Generation Loss: The Social Experiments.
A title befitting this show, I believe.
I’d like to talk about those last 15 minutes, give or take.
Ranboo & Charlie, the first characters of a show that would grow so exponentially over the course of little over 5 hours.
Ranboo & Charlie, returning to the place where it all began. A first episode of confusion, but not quite fear, turning to a third in which terror engulfed the pair.
Charlie’s death was something that was expected, I’d say. Charlie would give his life to give Ranboo a chance to end the Experiments once and for all, and Ranboo would make it. Charlie’s last words were used to help Ranboo shut the facility down.
He was finished. They had completed the trials. They were free.
So, as any performer does at the end of their show, he bowed. He turned to a room empty of anyone that could applaud him and took his final bow, announcing what had to be their Finale.

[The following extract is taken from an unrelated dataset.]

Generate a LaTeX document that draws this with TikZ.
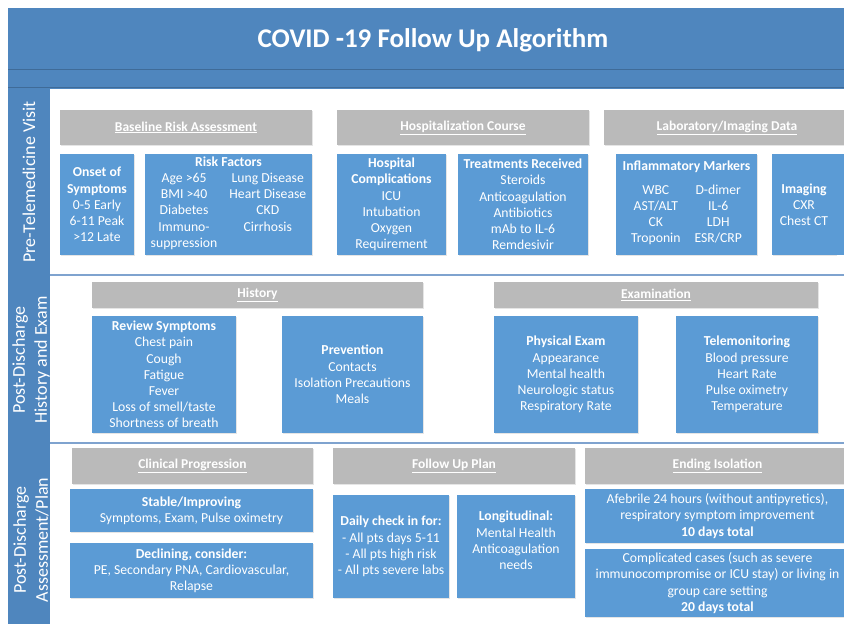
\documentclass[tikz,border=0pt]{standalone}
\usepackage{fontspec}
\setmainfont{Carlito}
\usetikzlibrary{shadows}
\definecolor{frameblue}{HTML}{4F86BE}
\definecolor{boxblue}{HTML}{5B9BD5}
\definecolor{hdrgray}{HTML}{BABABA}
\definecolor{sepblue}{HTML}{7FA3CF}
\tikzset{
  bluebox/.style={fill=boxblue, text=white, align=center, inner sep=0pt,
    font=\fontsize{13.7}{16.2}\selectfont,
    drop shadow={shadow xshift=1pt, shadow yshift=-1pt, opacity=0.2}},
  hdr/.style={fill=hdrgray, text=white, inner sep=0pt,
    font=\fontsize{13.5}{16}\selectfont\bfseries,
    drop shadow={shadow xshift=1pt, shadow yshift=-1pt, opacity=0.2}},
  sidetext/.style={text=white, rotate=90, align=center, inner sep=0pt,
    font=\fontsize{18}{22}\selectfont},
  titletext/.style={text=white, inner sep=0pt, font=\fontsize{27}{32}\selectfont\bfseries},
  panel/.style={fill=white},
  sepline/.style={draw=sepblue, line width=1.2pt}
}
\newcommand{\rbox}[7]{\node[#1, minimum width={(#5-#3)*1pt}, minimum height={(#6-#4)*1pt}] (#2) at ({(#3+#5)/2},{(#4+#6)/2}) {#7};}
\begin{document}
\begin{tikzpicture}[x=1pt,y=-1pt]
\useasboundingbox (0,0) rectangle (844,624);
% frame
\fill[frameblue] (8,8) rectangle (860,640);
\draw[frameblue!80!black, line width=0.6pt] (8,69.5) -- (860,69.5);
\draw[frameblue!80!black, line width=0.4pt] (8,87.5) -- (860,87.5);
% white panels
\fill[panel] (50,88.5) rectangle (860,274);
\fill[panel] (50,276) rectangle (860,442);
\fill[panel] (50,444) rectangle (860,640);
\draw[sepline] (50,275) -- (860,275);
\draw[sepline] (50,443) -- (860,443);
% title
\node[titletext] (title) at (433,40) {COVID -19 Follow Up Algorithm};
% side labels
\node[sidetext] (side1) at (29,182) {Pre-Telemedicine Visit};
\node[sidetext] (side2) at (31,360) {Post-Discharge\\History and Exam};
\node[sidetext] (side3) at (31,540) {Post-Discharge\\Assessment/Plan};
% row 1
\rbox{hdr}{baseline}{60}{110}{312}{145}{\underline{Baseline Risk Assessment}}
\rbox{hdr}{hosp}{337}{110}{589}{145}{\underline{Hospitalization Course}}
\rbox{hdr}{lab}{604}{110}{850}{145}{\underline{Laboratory/Imaging Data}}
\rbox{bluebox}{onset}{60}{154}{134}{255}{\textbf{Onset of}\\\textbf{Symptoms}\\0-5 Early\\6-11 Peak\\>12 Late}
\rbox{bluebox}{risk}{145}{154}{312}{255}{\textbf{Risk Factors}\\
  \begin{tabular}[t]{@{}c@{\hspace{12pt}}c@{}}Age >65 & Lung Disease\\ BMI >40 & Heart Disease\\ Diabetes & CKD\\ Immuno- & Cirrhosis\\ suppression & \end{tabular}}
\rbox{bluebox}{compl}{337}{154}{446}{255}{\textbf{Hospital}\\\textbf{Complications}\\ICU\\Intubation\\Oxygen\\Requirement}
\rbox{bluebox}{treat}{458}{154}{588}{255}{\textbf{Treatments Received}\\Steroids\\Anticoagulation\\Antibiotics\\mAb to IL-6\\Remdesivir}
\rbox{bluebox}{inflam}{616}{154}{757}{255}{\textbf{Inflammatory Markers}\\[7pt]
  \begin{tabular}[t]{@{}c@{\hspace{14pt}}c@{}}WBC & D-dimer\\ AST/ALT & IL-6\\ CK & LDH\\ Troponin & ESR/CRP\end{tabular}}
\rbox{bluebox}{imaging}{772}{154}{836}{255}{\textbf{Imaging}\\CXR\\Chest CT}
\fill[boxblue] (imaging.north east) rectangle ([xshift=20pt]imaging.south east);
% row 2
\rbox{hdr}{history}{92}{282}{423}{308}{\underline{History}}
\rbox{hdr}{exam}{494}{282}{818}{308}{\underline{Examination}}
\rbox{bluebox}{review}{92}{316}{236}{433}{\textbf{Review Symptoms}\\Chest pain\\Cough\\Fatigue\\Fever\\Loss of smell/taste\\Shortness of breath}
\rbox{bluebox}{prev}{282}{316}{423}{433}{\textbf{Prevention}\\Contacts\\Isolation Precautions\\Meals}
\rbox{bluebox}{phys}{494}{316}{638}{433}{\textbf{Physical Exam}\\Appearance\\Mental health\\Neurologic status\\Respiratory Rate}
\rbox{bluebox}{telem}{676}{316}{818}{433}{\textbf{Telemonitoring}\\Blood pressure\\Heart Rate\\Pulse oximetry\\Temperature}
% row 3
\rbox{hdr}{clin}{72}{448}{313}{484}{\underline{Clinical Progression}}
\rbox{hdr}{follow}{333}{448}{575}{484}{\underline{Follow Up Plan}}
\rbox{hdr}{ending}{585}{448}{850}{484}{\underline{Ending Isolation}}
\rbox{bluebox}{stable}{70}{489}{313}{532}{\textbf{Stable/Improving}\\Symptoms, Exam, Pulse oximetry}
\rbox{bluebox}{decl}{70}{543}{313}{598}{\textbf{Declining, consider:}\\PE, Secondary PNA, Cardiovascular,\\Relapse}
\rbox{bluebox}{daily}{333}{495}{449}{598}{\textbf{Daily check in for:}\\- All pts days 5-11\\- All pts high risk\\- All pts severe labs}
\rbox{bluebox}{longi}{457}{495}{575}{598}{\textbf{Longitudinal:}\\Mental Health\\Anticoagulation\\needs\\[-4pt]}
\rbox{bluebox}{afeb}{585}{489}{850}{543}{Afebrile 24 hours (without antipyretics),\\respiratory symptom improvement\\\textbf{10 days total}}
\rbox{bluebox}{compc}{585}{549}{850}{617}{Complicated cases (such as severe\\immunocompromise or ICU stay) or living in\\group care setting\\\textbf{20 days total}}
\end{tikzpicture}
\end{document}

Fitting. The finish was in the same room as the beginning, but the veil had been torn down.
Victory wasn’t an outcome that had ever been possible.
Ranboo had achieved all he could, but the game wouldn’t end. Nothing he did mattered, not really. It was all entertainment for them, even after he thought he had broken free.
His final bow was followed by a betrayal.
Tied to the wall, televisions projecting his greatest failures all around them with the threat of death looming over him, he was faced with a choice.
They could Live. Participate in these games forever— after all, he has been an interesting protagonist to follow— and Live. Or he could Die. End it all, right here, right now. He would be free.
But the choice wasn’t his, now was it? No, no it was ours. The audience that had been following him, that had been controlling him, would decide his fate.
They couldn’t play the games again. They had already hurt so many people. They had already been hurt too much.
Ranboo begged for his death. It was the only mercy that could be given now.